Был недавно на докладе Афиногенова [191] и не удалось поговорить с ним, а он тебя должен знать. М. б. на этих днях его увижу и порасспрошу.
191
Драматург Александр Николаевич Афиногенов
Как здоровье твое? Едешь ли летом на отдых?
Думаю, что увидав меня ты порядком разочаруешься — не только потому, что я начал быстро стареть, а потому что от прежнего меня ни крупицы не осталось. Ты же меня представляешь и в прежнем теле и с прежним нутром.
Мы больше не живем в Мёдоне. Наш новый адрес (перепиши его в нескольких экземплярах) —
101 rue Condorset, Clamart (Seine).
Этим летом, конечно, никуда не еду. Как Вера? Как Нютя? Как дети?
Обнимаю тебя с любовью.
Обо мне не беспокойся и не принимай меня за «чудака» и «сумасшедшего». Я просто я.
Твой С.
31 — Х — 19<33>
Дорогая моя Лиленька,
Вот и зима. Сразу наступили холода, сырые и промозглые. В моей комнате стоит маленькая чугунная печурка — вроде буржуйки, а на печурке непрерывно кипит чайник. Здешняя зима для меня извод. Боюсь, что от русской зимы совсем разойдусь по швам.

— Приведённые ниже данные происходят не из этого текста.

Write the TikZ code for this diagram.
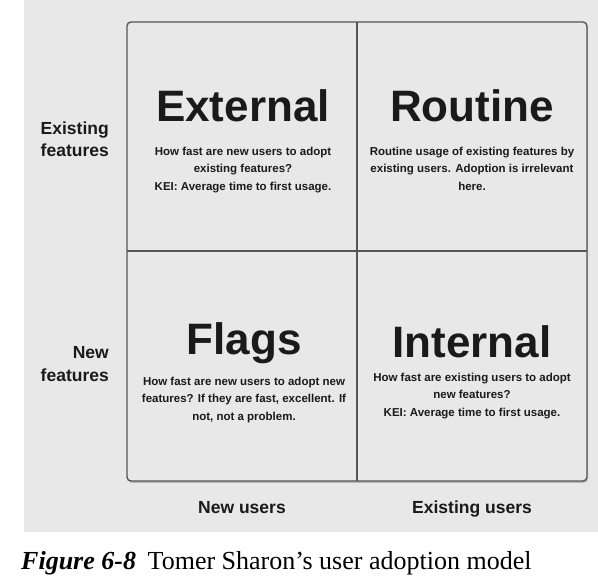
\documentclass[tikz,border=0pt]{standalone}
\usepackage{fontspec}
\setmainfont{Liberation Serif}
\newfontfamily\gridfont{Liberation Sans}
\usetikzlibrary{shadows}

\definecolor{panelgray}{HTML}{E8E8E8}
\definecolor{linegray}{HTML}{555555}
\definecolor{inkgray}{HTML}{1A1A1A}

\begin{document}
\begin{tikzpicture}[x=1pt, y=-1pt,
	title/.style = {font=\gridfont\bfseries\fontsize{44}{50}\selectfont, text=inkgray, inner sep=0pt, anchor=base},
	body/.style = {font=\gridfont\bfseries\fontsize{11.5}{17.5}\selectfont, text=inkgray, align=center, inner sep=0pt, anchor=base},
	axis/.style = {font=\gridfont\bfseries\fontsize{17.5}{22.5}\selectfont, text=inkgray, inner sep=0pt}]

	\useasboundingbox (0,0) rectangle (598,578);
	\fill[panelgray] (24,0) rectangle (598,532);

	% the four quadrants
	\draw[linegray, line width=1.4pt, rounded corners=4pt, fill=panelgray,
		drop shadow={shadow xshift=1pt, shadow yshift=-1.8pt, opacity=0.45}]
		(127,22) rectangle (587,481);
	\coordinate (top) at (357,22);
	\coordinate (bottom) at (357,481);
	\coordinate (left) at (127,251);
	\coordinate (right) at (587,251);
	\draw[linegray, line width=1.2pt] (top) -- (bottom);
	\draw[linegray, line width=1.2pt] (left) -- (right);

	% base of a body node is its last line
	\node[title] (external) at (243,122) {External};
	\node[body] (externaltxt) at (243,190) {How fast are new users to adopt\\existing features?\\KEI: Average time to first usage.};

	\node[title] (routine) at (472,122) {Routine};
	\node[body] (routinetxt) at (472,190) {Routine usage of existing features by\\existing users. Adoption is irrelevant\\here.};

	\node[title] (flags) at (244,354) {Flags};
	\node[body] (flagstxt) at (244,420) {How fast are new users to adopt new\\features? If they are fast, excellent. If\\not, not a problem.};

	\node[title] (internal) at (472,357) {Internal};
	\node[body] (internaltxt) at (472,416) {How fast are existing users to adopt\\new features?\\KEI: Average time to first usage.};

	% axis labels
	\node[axis, align=right, anchor=base east] (existingf) at (109,157) {Existing\\features};
	\node[axis, align=right, anchor=base east] (newf) at (109,381) {New\\features};
	\node[axis, anchor=base] (newu) at (242,513) {New users};
	\node[axis, anchor=base] (existingu) at (472,513) {Existing users};

	% caption
	\node[anchor=base west, inner sep=0pt, font=\fontsize{26}{30}\selectfont] (caption) at (21,569)
		{\textbf{\textit{Figure 6-8}}\hspace{0.45em}Tomer Sharon’s user adoption model};
\end{tikzpicture}
\end{document}
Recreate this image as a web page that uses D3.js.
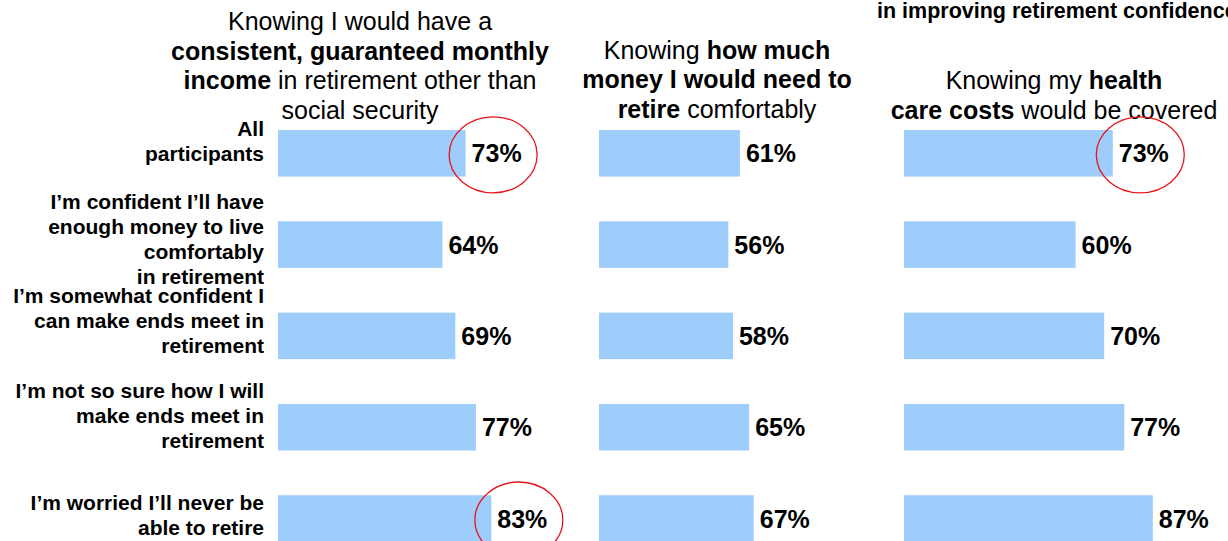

С большим интересом прочел твое письмо о работе над читкой Пушкина. [192] Должен тебе сказать, что поскольку я могу судить о читке по звуковым советским кино — она очень и очень слаба. Но кинематографическая «читка», конечно, вещь совсем особая и очень далека как от театральной (должна быть далекой), так и от «литературной». Эту «особость» пока что советские актеры совсем не чувствуют — им нужно поучиться у американцев.
Что же касается стихов — то я лично очень люблю сухую читку, с еле заметным вскрытием эмоционального костяка и с выделением ритмического остова стихотворения. Классическая читка наверное ни то и ни другое — а среднее. А по мне лучше всего читают стихи авторы. И сам Пушкин читал стихи по-моему. Ужасно когда стихи навязываются. Обычное актерское чтение, даже культурное, а не по Худ<ожественному> т<еатру> — именно такое: всё договаривается, разжевывается, подчеркивается. А договаривать и чувствовать — я должен, а не чтец. Вообще в читке стихов лучше не додать, чем передать. Я говорю о стихах лирических.
192
Е. Я. Эфрон была режиссером-педагогом выдающегося мастера художественного слова Д. Н. Журавлева; среди ее учеников также в разное время были Ирина Чижова, Юрий Мышкин, Анатолий Адоскин и др.
Очень возможно, что мы довольно скоро увидимся. Отъезд для меня связан с целым рядом трудностей порядка гл<авным> образом семейного. Будь я помоложе — насколько бы мне все это было бы легче. В ужасный я тупик залез. И потом с детства у меня страх перед всякими «роковыми» решениями, к<отор>ые связаны не только с моей судьбой. Если бы я был один!!!!!
В Россию я поеду один.
Слыхала ли что-нибудь о Дмитрии Петровиче Мирском, [193] перебравшемся из Лондона в Москву? Это мой большой друг и если ты при случае его увидишь — он многое обо мне расскажет. Он очень учен (литература) и блестяще умен и одарен. В Москве он работает в издательстве иностранных рабочих (кажется — Никольская 6). Правда — он меня не видел уже около года.